— begin Data section —

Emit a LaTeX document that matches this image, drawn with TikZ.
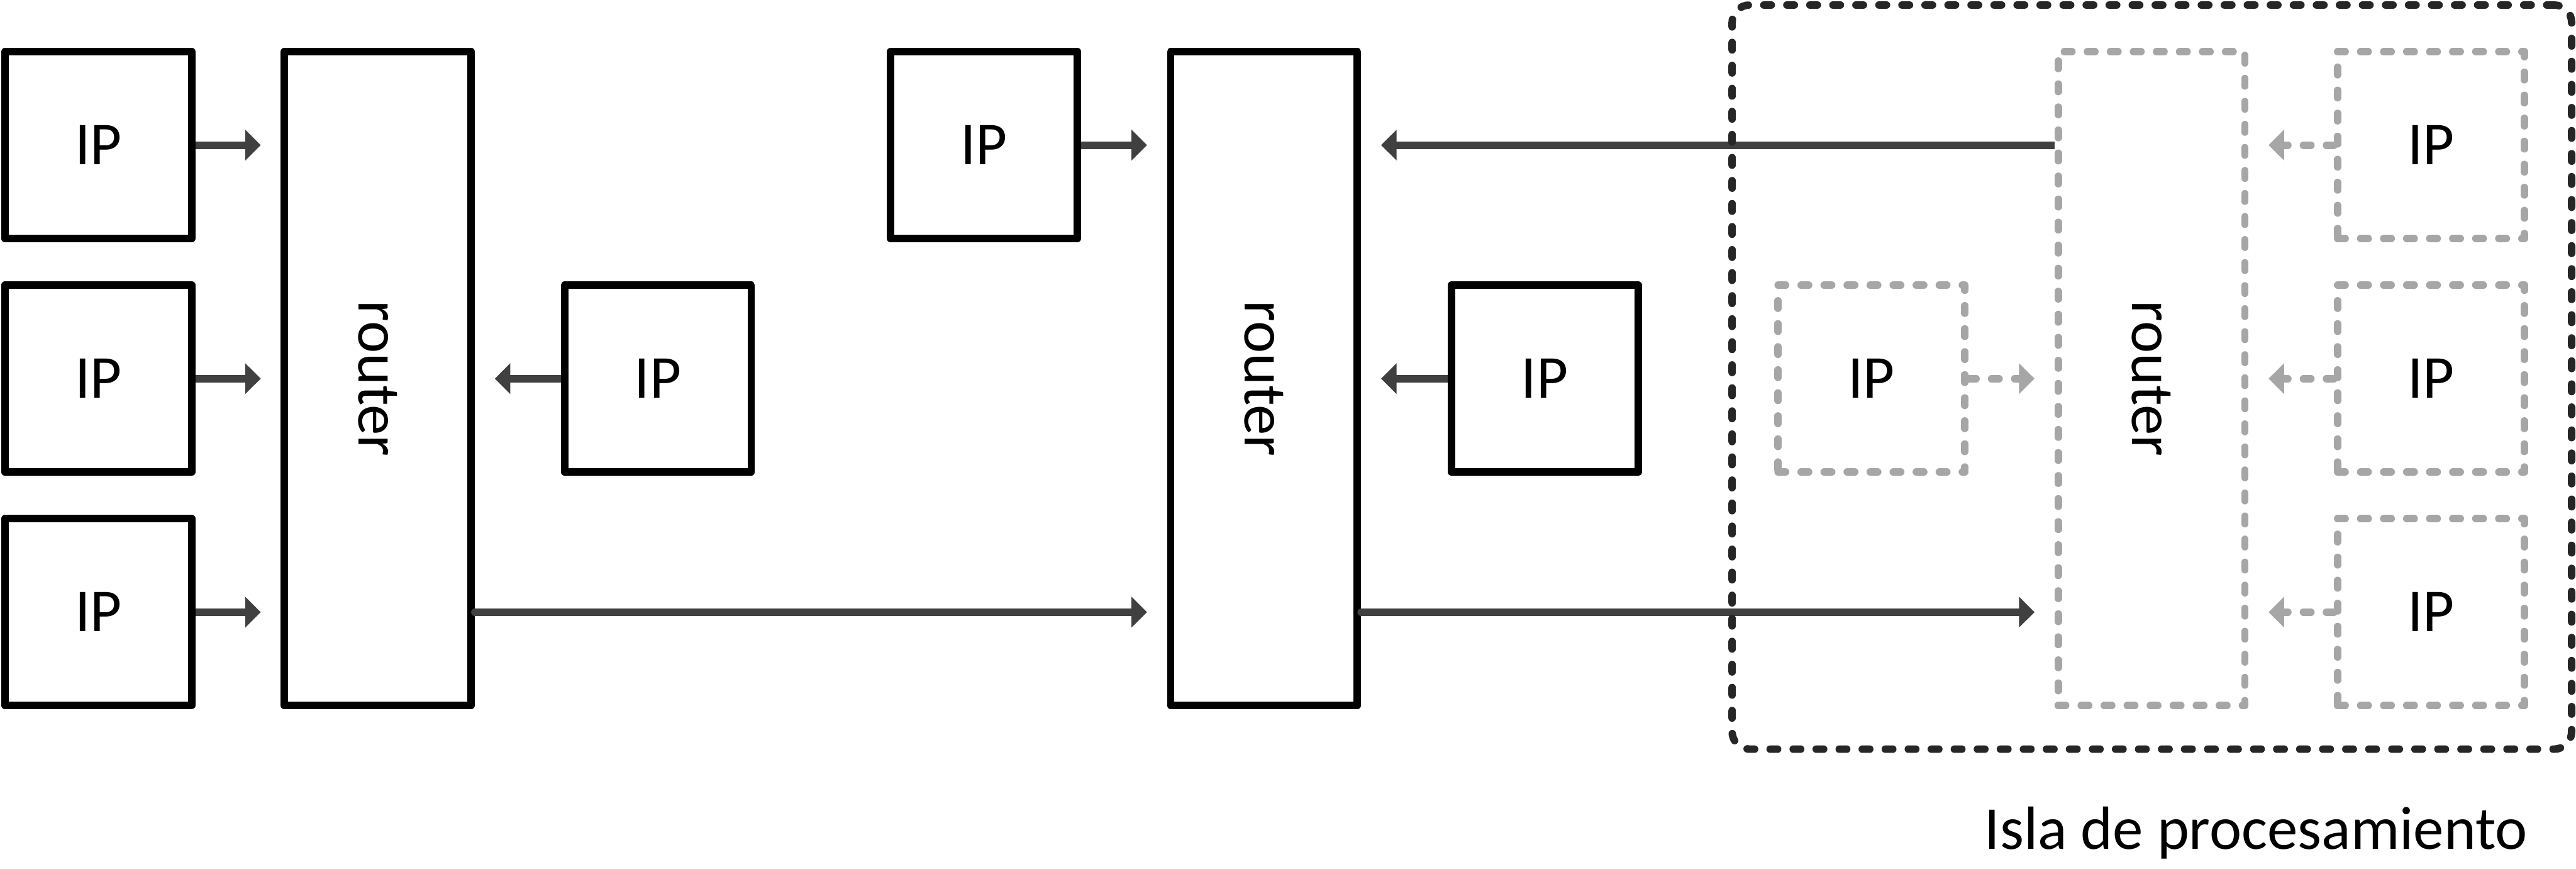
\documentclass[tikz,border=0pt]{standalone}
\usepackage{fontspec}
\setmainfont{Carlito}
\usetikzlibrary{arrows.meta}
\definecolor{arr}{HTML}{404040}
\definecolor{gry}{HTML}{A6A6A6}
\definecolor{isl}{HTML}{262626}
\begin{document}
\begin{tikzpicture}[x=0.1pt,y=-0.1pt,
  font=\fontsize{9.8pt}{11pt}\selectfont,
  ipbox/.style={draw=black,line width=1.2pt,minimum width=30pt,minimum height=30pt,inner sep=0pt,line join=round},
  rtbox/.style={draw=black,line width=1.2pt,minimum width=30pt,minimum height=105pt,inner sep=0pt,line join=round},
  ghost/.style={draw=gry,dash pattern=on 1.2pt off 2.5pt,line cap=round},
  conn/.style={draw=arr,line width=1.2pt,-{Triangle[length=2.5pt,width=4.8pt]},shorten >=3.2pt},
  gconn/.style={draw=gry,line width=1.2pt,dash pattern=on 1.2pt off 2.5pt,line cap=round,-{Triangle[length=2.5pt,width=4.8pt]},shorten >=3.2pt},
  rlabel/.style={rotate=-90,inner sep=0pt}
]
\useasboundingbox (0,0) rectangle (4139,1395);

% left group
\node[ipbox] (L1) at (158,233) {IP};
\node[ipbox] (L2) at (158,608) {IP};
\node[ipbox] (L3) at (158,983) {IP};
\node[rtbox] (R1) at (607,608) {};
\node[rlabel] (R1t) at (R1) {router};
\node[ipbox] (M1) at (1057,608) {IP};

% middle group
\node[ipbox] (T2) at (1581,233) {IP};
\node[rtbox] (R2) at (2031,608) {};
\node[rlabel] (R2t) at (R2) {router};
\node[ipbox] (M2) at (2482,608) {IP};

% island
\node[ipbox,ghost] (G1) at (3007,608) {IP};
\node[rtbox,ghost] (R3) at (3457,608) {};
\node[rlabel] (R3t) at (R3) {router};
\node[ipbox,ghost] (G2) at (3906,233) {IP};
\node[ipbox,ghost] (G3) at (3906,608) {IP};
\node[ipbox,ghost] (G4) at (3906,983) {IP};

% connectors
\draw[conn] (L1.east) -- (L1.east -| R1.west);
\draw[conn] (L2.east) -- (L2.east -| R1.west);
\draw[conn] (L3.east) -- (L3.east -| R1.west);
\draw[conn] (M1.west) -- (M1.west -| R1.east);
\draw[conn,line cap=round] (R1.east |- L3.east) -- (R2.west |- L3.east);
\draw[conn] (T2.east) -- (T2.east -| R2.west);
\draw[conn] (M2.west) -- (M2.west -| R2.east);
\draw[conn] (R3.west |- G2.west) -- (R2.east |- G2.west);
\draw[conn,line cap=round] (R2.east |- G4.west) -- (R3.west |- G4.west);
\draw[gconn] (G1.east) -- (G1.east -| R3.west);
\draw[gconn] (G2.west) -- (G2.west -| R3.east);
\draw[gconn] (G3.west) -- (G3.west -| R3.east);
\draw[gconn] (G4.west) -- (G4.west -| R3.east);

% island frame and caption
\node[draw=isl,line width=1.2pt,dash pattern=on 1.2pt off 2.5pt,line cap=round,rounded corners=2.8pt,minimum width=134.9pt,minimum height=119.5pt,inner sep=0pt] (isla) at (3457.5,605.5) {};
\node[anchor=base,inner sep=0pt] (islt) at (3625,1364) {Isla de procesamiento};
\end{tikzpicture}
\end{document}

— end Data section —

#### Given problem:
Exactly as written, return every line of the listing, but not the pictures.

#### Result for this exercise:
Emit a LaTeX document that matches this image, drawn with TikZ.
\documentclass[tikz,border=0pt]{standalone}
\usepackage{fontspec}
\setmainfont{Carlito}
\usetikzlibrary{arrows.meta}
\definecolor{arr}{HTML}{404040}
\definecolor{gry}{HTML}{A6A6A6}
\definecolor{isl}{HTML}{262626}
\begin{document}
\begin{tikzpicture}[x=0.1pt,y=-0.1pt,
  font=\fontsize{9.8pt}{11pt}\selectfont,
  ipbox/.style={draw=black,line width=1.2pt,minimum width=30pt,minimum height=30pt,inner sep=0pt,line join=round},
  rtbox/.style={draw=black,line width=1.2pt,minimum width=30pt,minimum height=105pt,inner sep=0pt,line join=round},
  ghost/.style={draw=gry,dash pattern=on 1.2pt off 2.5pt,line cap=round},
  conn/.style={draw=arr,line width=1.2pt,-{Triangle[length=2.5pt,width=4.8pt]},shorten >=3.2pt},
  gconn/.style={draw=gry,line width=1.2pt,dash pattern=on 1.2pt off 2.5pt,line cap=round,-{Triangle[length=2.5pt,width=4.8pt]},shorten >=3.2pt},
  rlabel/.style={rotate=-90,inner sep=0pt}
]
\useasboundingbox (0,0) rectangle (4139,1395);

% left group
\node[ipbox] (L1) at (158,233) {IP};
\node[ipbox] (L2) at (158,608) {IP};
\node[ipbox] (L3) at (158,983) {IP};
\node[rtbox] (R1) at (607,608) {};
\node[rlabel] (R1t) at (R1) {router};
\node[ipbox] (M1) at (1057,608) {IP};

% middle group
\node[ipbox] (T2) at (1581,233) {IP};
\node[rtbox] (R2) at (2031,608) {};
\node[rlabel] (R2t) at (R2) {router};
\node[ipbox] (M2) at (2482,608) {IP};

% island
\node[ipbox,ghost] (G1) at (3007,608) {IP};
\node[rtbox,ghost] (R3) at (3457,608) {};
\node[rlabel] (R3t) at (R3) {router};
\node[ipbox,ghost] (G2) at (3906,233) {IP};
\node[ipbox,ghost] (G3) at (3906,608) {IP};
\node[ipbox,ghost] (G4) at (3906,983) {IP};

% connectors
\draw[conn] (L1.east) -- (L1.east -| R1.west);
\draw[conn] (L2.east) -- (L2.east -| R1.west);
\draw[conn] (L3.east) -- (L3.east -| R1.west);
\draw[conn] (M1.west) -- (M1.west -| R1.east);
\draw[conn,line cap=round] (R1.east |- L3.east) -- (R2.west |- L3.east);
\draw[conn] (T2.east) -- (T2.east -| R2.west);
\draw[conn] (M2.west) -- (M2.west -| R2.east);
\draw[conn] (R3.west |- G2.west) -- (R2.east |- G2.west);
\draw[conn,line cap=round] (R2.east |- G4.west) -- (R3.west |- G4.west);
\draw[gconn] (G1.east) -- (G1.east -| R3.west);
\draw[gconn] (G2.west) -- (G2.west -| R3.east);
\draw[gconn] (G3.west) -- (G3.west -| R3.east);
\draw[gconn] (G4.west) -- (G4.west -| R3.east);

% island frame and caption
\node[draw=isl,line width=1.2pt,dash pattern=on 1.2pt off 2.5pt,line cap=round,rounded corners=2.8pt,minimum width=134.9pt,minimum height=119.5pt,inner sep=0pt] (isla) at (3457.5,605.5) {};
\node[anchor=base,inner sep=0pt] (islt) at (3625,1364) {Isla de procesamiento};
\end{tikzpicture}
\end{document}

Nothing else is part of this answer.